> _Objective_
Retype word for word the first line of the listing and each line after it up to the line with "import * as", with the pictures taken out.
• • • • •
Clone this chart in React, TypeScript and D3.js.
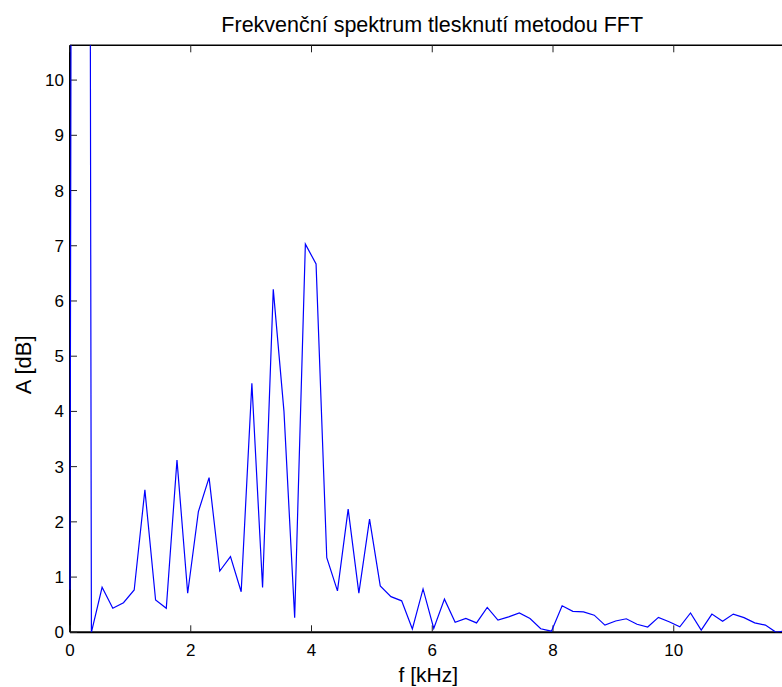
import React from "react";
import * as d3 from "d3";

const freqKHz = [
  0, 0.1772, 0.3544, 0.5316, 0.7088, 0.886, 1.0632, 1.2404, 1.4176, 1.5948,
  1.772, 1.9492, 2.1264, 2.3036, 2.4808, 2.658, 2.8352, 3.0124, 3.1896, 3.3668,
  3.544, 3.7212, 3.8984, 4.0756, 4.2528, 4.43, 4.6072, 4.7844, 4.9616, 5.1388,
  5.316, 5.4932, 5.6704, 5.8476, 6.0248, 6.202, 6.3792, 6.5564, 6.7336, 6.9108,
  7.088, 7.2652, 7.4424, 7.6196, 7.7968, 7.974, 8.1512, 8.3284, 8.5056, 8.6828,
  8.86, 9.0372, 9.2144, 9.3916, 9.5688, 9.746, 9.9232, 10.1004, 10.2776, 10.4548,
  10.632, 10.8092, 10.9864, 11.1636, 11.3408, 11.518, 11.6952, 11.8724,
];

const amplitudeDB = [
  0.77, 110, 0.0, 0.815, 0.435, 0.536, 0.766, 2.58, 0.585, 0.435,
  3.12, 0.707, 2.185, 2.8, 1.11, 1.37, 0.735, 4.51, 0.81, 6.21,
  4.0, 0.265, 7.03, 6.67, 1.35, 0.75, 2.23, 0.71, 2.05, 0.84,
  0.645, 0.57, 0.06, 0.785, 0.07, 0.6, 0.18, 0.25, 0.17, 0.45,
  0.22, 0.28, 0.35, 0.25, 0.065, 0.02, 0.48, 0.38, 0.37, 0.31,
  0.13, 0.205, 0.245, 0.145, 0.096, 0.27, 0.19, 0.1, 0.35, 0.04,
  0.33, 0.2, 0.33, 0.265, 0.17, 0.13, 0.0, 0.03,
];

const xTicks = [0, 2, 4, 6, 8, 10];
const yTicks = [0, 1, 2, 3, 4, 5, 6, 7, 8, 9, 10];
const xDomain = [0, 12];
const yDomain = [0, 10.63];

const titleText = "Frekvenční spektrum tlesknutí metodou FFT";
const xLabelText = "f [kHz]";
const yLabelText = "A [dB]";

export default function App() {
  const W = 782;
  const H = 687;
  const left = 70;
  const right = 794.5;
  const top = 45.3;
  const bottom = 632.3;

  const x = d3.scaleLinear().domain(xDomain).range([left, right]);
  const y = d3.scaleLinear().domain(yDomain).range([bottom, top]);

  const pts = freqKHz.map((f, i) => [f, amplitudeDB[i]] as [number, number]);
  const line = d3
    .line<[number, number]>()
    .x((d) => x(d[0]))
    .y((d) => y(d[1]));

  const font = "Liberation Sans, Arial, Helvetica, sans-serif";
  const tickLen = 7;

  return (
    <svg
      width={W}
      height={H}
      style={{ position: "absolute", left: 0, top: 0, background: "#fff" }}
      fontFamily={font}
    >
      <rect x={0} y={0} width={W} height={H} fill="#fff" />
      <defs>
        <clipPath id="plotClip">
          <rect x={left - 1} y={top} width={right - left + 1} height={bottom - top} />
        </clipPath>
      </defs>

      {/* axes box */}
      <line x1={left} x2={right} y1={top} y2={top} stroke="#000" strokeWidth={1.5} />
      <line x1={left} x2={right} y1={bottom} y2={bottom} stroke="#000" strokeWidth={2} />
      <line x1={left} x2={left} y1={top} y2={bottom} stroke="#000" strokeWidth={2} />
      <line x1={right} x2={right} y1={top} y2={bottom} stroke="#000" strokeWidth={1.5} />

      {/* x ticks */}
      {xTicks.map((t) => (
        <g key={"xt" + t}>
          <line x1={x(t)} x2={x(t)} y1={bottom} y2={bottom - tickLen} stroke="#222" strokeWidth={1} />
          <line x1={x(t)} x2={x(t)} y1={top} y2={top + tickLen} stroke="#222" strokeWidth={1} />
          <text x={x(t)} y={bottom + 24} textAnchor="middle" fontSize={17} fill="#000">
            {t}
          </text>
        </g>
      ))}

      {/* y ticks */}
      {yTicks.map((t) => (
        <g key={"yt" + t}>
          <line x1={left} x2={left + tickLen} y1={y(t)} y2={y(t)} stroke="#222" strokeWidth={1} />
          <line x1={right} x2={right - tickLen} y1={y(t)} y2={y(t)} stroke="#222" strokeWidth={1} />
          <text x={left - 6} y={y(t) + 6} textAnchor="end" fontSize={17} fill="#000">
            {t}
          </text>
        </g>
      ))}

      <path
        d={line(pts) || ""}
        fill="none"
        stroke="#0000ff"
        strokeWidth={1.2}
        clipPath="url(#plotClip)"
      />

      <text x={(left + right) / 2} y={32} textAnchor="middle" fontSize={21.5} fill="#000">
        {titleText}
      </text>
      <text x={(left + right) / 2 - 4} y={682} textAnchor="middle" fontSize={21} fill="#000">
        {xLabelText}
      </text>
      <text
        transform={`translate(31, ${(top + bottom) / 2 + 26}) rotate(-90)`}
        textAnchor="middle"
        fontSize={22}
        fill="#000"
      >
        {yLabelText}
      </text>
    </svg>
  );
}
• • • • •
> _Finished answer_
Clone this chart in React, TypeScript and D3.js.
import React from "react";
import * as d3 from "d3";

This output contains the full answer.